Operators will also benefit from early detection and end-to-end lifetime monitoring capabilities for players that are likely to be vulnerable, while actions can be tailored to each partner’s needs.
“As a continued effort to build technology that supports today’s igaming demands, we are excited to launch our proactive capabilities for player safety as part of our data platform,” GiG data director Stephen Borg said. “This initiative will support a healthier gambling environment for our partners and their players.”
Meanwhile, GiG has agreed a deal to launch a new online casino with the same ownership as an existing partner.
Neither the identity of the casino nor the partner was not disclosed, but GiG did confirm that it will provide its igaming platform as part of the deal, with the new casino to operate under a separate entity with its own licence.
The agreement is based on a revenue share model with a minimum duration of four years, with the new casino set to launch in the fourth quarter of this year.
“I am happy to sign the third new platform contract so far in 2021, with a brand coming from this reputable owner and operational outfit,” GiG chief executive Richard Brown said. Richard Brown
“I am sure the collaboration will drive success for both parties and truly enjoyable igaming experience for their customer base.”
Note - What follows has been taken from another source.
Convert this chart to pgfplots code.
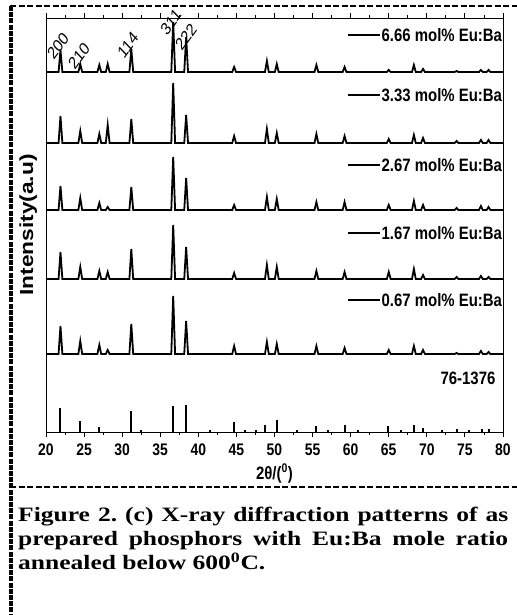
\documentclass[border=0pt]{standalone}
\usepackage{fontspec}
\setmainfont{Liberation Serif}
\setsansfont{Liberation Sans}
\usepackage{pgfplots}
\pgfplotsset{compat=1.18}
\newcommand{\stretchy}[1]{\scalebox{1}[1.2]{#1}}
\newcommand{\plabel}[1]{\scalebox{1}[1.2]{\rotatebox{49}{#1}}}
\begin{document}
\begin{tikzpicture}
\path[use as bounding box] (0bp,0bp) rectangle (517bp,615bp);
\draw[line width=3.5bp, dash pattern=on 5bp off 1.2bp] (11bp,609bp) -- (11bp,0bp);
\draw[line width=2bp, dash pattern=on 6bp off 2.5bp] (10bp,609bp) -- (517bp,609bp);
\draw[line width=1.6bp, dash pattern=on 6bp off 2.5bp] (10bp,128bp) -- (517bp,128bp);
\begin{axis}[
  at={(46bp,183bp)}, anchor=south west, scale only axis,
  width=457bp, height=414bp,
  xmin=20, xmax=80, ymin=0, ymax=414,
  xtick={20,25,...,80}, minor x tick num=1, ytick=\empty,
  tick align=outside, major tick length=5bp, minor tick length=3bp,
  axis line style={line width=0.9bp},
  every tick/.style={line width=0.9bp, black},
  xticklabel={\stretchy{\pgfmathprintnumber[assume math mode=true]{\tick}}},
  xticklabel style={font=\sffamily\bfseries\fontsize{14}{14}\selectfont, yshift=-3bp},
  xlabel={\stretchy{2θ/(\textsuperscript{0})}},
  xlabel style={font=\sffamily\bfseries\fontsize{15}{15}\selectfont, yshift=-2bp},
  ylabel={\scalebox{1.2}[1]{Intensity(a.u)}},
  ylabel style={font=\sffamily\bfseries\fontsize{19}{19}\selectfont, at={(axis description cs:-0.039,0.5)}, anchor=center},
  clip=false,
]
% 6.66 mol%
\addplot[black, line width=1.8bp] coordinates {
(20,360)
(21.65,360)(21.9,382)(22.15,360)
(24.25,360)(24.5,368)(24.75,360)
(26.75,360)(27.0,367)(27.25,360)
(27.85,360)(28.1,368)(28.35,360)
(30.95,360)(31.2,383)(31.45,360)
(36.45,360)(36.7,410)(36.95,360)
(38.15,360)(38.4,395)(38.65,360)
(44.45,360)(44.7,365)(44.95,360)
(48.75,360)(49.0,371)(49.25,360)
(50.05,360)(50.3,368)(50.55,360)
(55.25,360)(55.5,367)(55.75,360)
(58.95,360)(59.2,365)(59.45,360)
(64.75,360)(65.0,362)(65.25,360)
(68.05,360)(68.3,367)(68.55,360)
(69.25,360)(69.5,363)(69.75,360)
(73.65,360)(73.9,361)(74.15,360)
(76.85,360)(77.1,362)(77.35,360)
(77.85,360)(78.1,362)(78.35,360)
(80,360)};
% 3.33 mol%
\addplot[black, line width=1.8bp] coordinates {
(20,289)
(21.65,289)(21.9,316)(22.15,289)
(24.25,289)(24.5,301)(24.75,289)
(26.75,289)(27.0,298)(27.25,289)
(27.85,289)(28.1,307)(28.35,289)
(30.95,289)(31.2,313)(31.45,289)
(36.45,289)(36.7,349)(36.95,289)
(38.15,289)(38.4,317)(38.65,289)
(44.45,289)(44.7,296)(44.95,289)
(48.75,289)(49.0,303)(49.25,289)
(50.05,289)(50.3,299)(50.55,289)
(55.25,289)(55.5,298)(55.75,289)
(58.95,289)(59.2,296)(59.45,289)
(64.75,289)(65.0,293)(65.25,289)
(68.05,289)(68.3,297)(68.55,289)
(69.25,289)(69.5,294)(69.75,289)
(73.65,289)(73.9,291)(74.15,289)
(76.85,289)(77.1,292)(77.35,289)
(77.85,289)(78.1,292)(78.35,289)
(80,289)};
% 2.67 mol%
\addplot[black, line width=1.8bp] coordinates {
(20,222)
(21.65,222)(21.9,246)(22.15,222)
(24.25,222)(24.5,234)(24.75,222)
(26.75,222)(27.0,229)(27.25,222)
(27.85,222)(28.1,225)(28.35,222)
(30.95,222)(31.2,245)(31.45,222)
(36.45,222)(36.7,275)(36.95,222)
(38.15,222)(38.4,254)(38.65,222)
(44.45,222)(44.7,227)(44.95,222)
(48.75,222)(49.0,235)(49.25,222)
(50.05,222)(50.3,233)(50.55,222)
(55.25,222)(55.5,230)(55.75,222)
(58.95,222)(59.2,230)(59.45,222)
(64.75,222)(65.0,227)(65.25,222)
(68.05,222)(68.3,231)(68.55,222)
(69.25,222)(69.5,227)(69.75,222)
(73.65,222)(73.9,224)(74.15,222)
(76.85,222)(77.1,226)(77.35,222)
(77.85,222)(78.1,225)(78.35,222)
(80,222)};
% 1.67 mol%
\addplot[black, line width=1.8bp] coordinates {
(20,153)
(21.65,153)(21.9,180)(22.15,153)
(24.25,153)(24.5,165)(24.75,153)
(26.75,153)(27.0,161)(27.25,153)
(27.85,153)(28.1,160)(28.35,153)
(30.95,153)(31.2,183)(31.45,153)
(36.45,153)(36.7,207)(36.95,153)
(38.15,153)(38.4,185)(38.65,153)
(44.45,153)(44.7,159)(44.95,153)
(48.75,153)(49.0,167)(49.25,153)
(50.05,153)(50.3,165)(50.55,153)
(55.25,153)(55.5,161)(55.75,153)
(58.95,153)(59.2,160)(59.45,153)
(64.75,153)(65.0,160)(65.25,153)
(68.05,153)(68.3,163)(68.55,153)
(69.25,153)(69.5,157)(69.75,153)
(73.65,153)(73.9,155)(74.15,153)
(76.85,153)(77.1,156)(77.35,153)
(77.85,153)(78.1,155)(78.35,153)
(80,153)};
% 0.67 mol%
\addplot[black, line width=1.8bp] coordinates {
(20,78)
(21.65,78)(21.9,106)(22.15,78)
(24.25,78)(24.5,91)(24.75,78)
(26.75,78)(27.0,87)(27.25,78)
(27.85,78)(28.1,82)(28.35,78)
(30.95,78)(31.2,108)(31.45,78)
(36.45,78)(36.7,136)(36.95,78)
(38.15,78)(38.4,111)(38.65,78)
(44.45,78)(44.7,86)(44.95,78)
(48.75,78)(49.0,90)(49.25,78)
(50.05,78)(50.3,88)(50.55,78)
(55.25,78)(55.5,86)(55.75,78)
(58.95,78)(59.2,84)(59.45,78)
(64.75,78)(65.0,82)(65.25,78)
(68.05,78)(68.3,86)(68.55,78)
(69.25,78)(69.5,82)(69.75,78)
(73.65,78)(73.9,79)(74.15,78)
(76.85,78)(77.1,81)(77.35,78)
(77.85,78)(78.1,80)(78.35,78)
(80,78)};
% reference card 76-1376
\addplot[black, ycomb, line width=2bp] coordinates {
(21.9,24)(24.5,11)(27.0,5)(31.2,21)(32.5,2)(36.7,26)(38.4,27)(41.5,2)
(44.7,10)(46.1,2)(47.6,2)(48.8,7)(50.3,12)(53.0,2)(55.5,6)(57.0,2)
(59.2,7)(61.0,1.5)(64.9,6)(66.6,2)(68.3,7)(69.5,4)(72.0,1.5)(73.9,3)
(75.6,2)(77.2,3)(78.1,3)};
% peak indices
\begin{scope}[every node/.style={font=\sffamily\fontsize{14.5}{14.5}\selectfont, inner sep=0pt}]
\node at (axis cs:21.57,386) {\plabel{200}};
\node at (axis cs:24.33,376) {\plabel{210}};
\node at (axis cs:30.76,387) {\plabel{114}};
\node at (axis cs:36.4,410) {\plabel{311}};
\node at (axis cs:38.37,395) {\plabel{222}};
\end{scope}
% labels
\begin{scope}[every node/.style={font=\sffamily\bfseries\fontsize{15}{15}\selectfont, anchor=east, inner sep=0pt}]
\node at (axis cs:79.9,397) {\stretchy{\rule[0.3em]{32bp}{1.6bp}\hspace{2bp}6.66 mol\% Eu:Ba}};
\node at (axis cs:79.9,337) {\stretchy{\rule[0.3em]{32bp}{1.6bp}\hspace{2bp}3.33 mol\% Eu:Ba}};
\node at (axis cs:79.9,267) {\stretchy{\rule[0.3em]{32bp}{1.6bp}\hspace{2bp}2.67 mol\% Eu:Ba}};
\node at (axis cs:79.9,199) {\stretchy{\rule[0.3em]{32bp}{1.6bp}\hspace{2bp}1.67 mol\% Eu:Ba}};
\node at (axis cs:79.9,132) {\stretchy{\rule[0.3em]{32bp}{1.6bp}\hspace{2bp}0.67 mol\% Eu:Ba}};
\node[anchor=center] at (axis cs:75.4,54) {\stretchy{76-1376}};
\end{scope}
\end{axis}
\node[anchor=base west, inner sep=0pt] at (18bp,93bp)
  {\scalebox{1.25}[1]{\parbox[t]{392bp}{\bfseries\fontsize{20.5}{24}\selectfont\frenchspacing
  Figure 2. (c) X-ray diffraction patterns of as\linebreak prepared phosphors with Eu:Ba mole ratio\linebreak annealed below 600\textsuperscript{0}C.}}};
\end{tikzpicture}
\end{document}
The double announcement comes after GiG yesterday confirmed the termination of its platform agreement with an unnamed European media group, over the group’s plans to pursue a white label model instead of its own licence.
A deal had been brokered in December 2020, under which GiG agreed to share its igaming and data platform with the group in addition to other managed services.
However the media group’s insistence on using a white label licence to operate – after it had previously planned on applying for its own licence – has created a situation where the partnership was “no longer viable for either party to move forward”.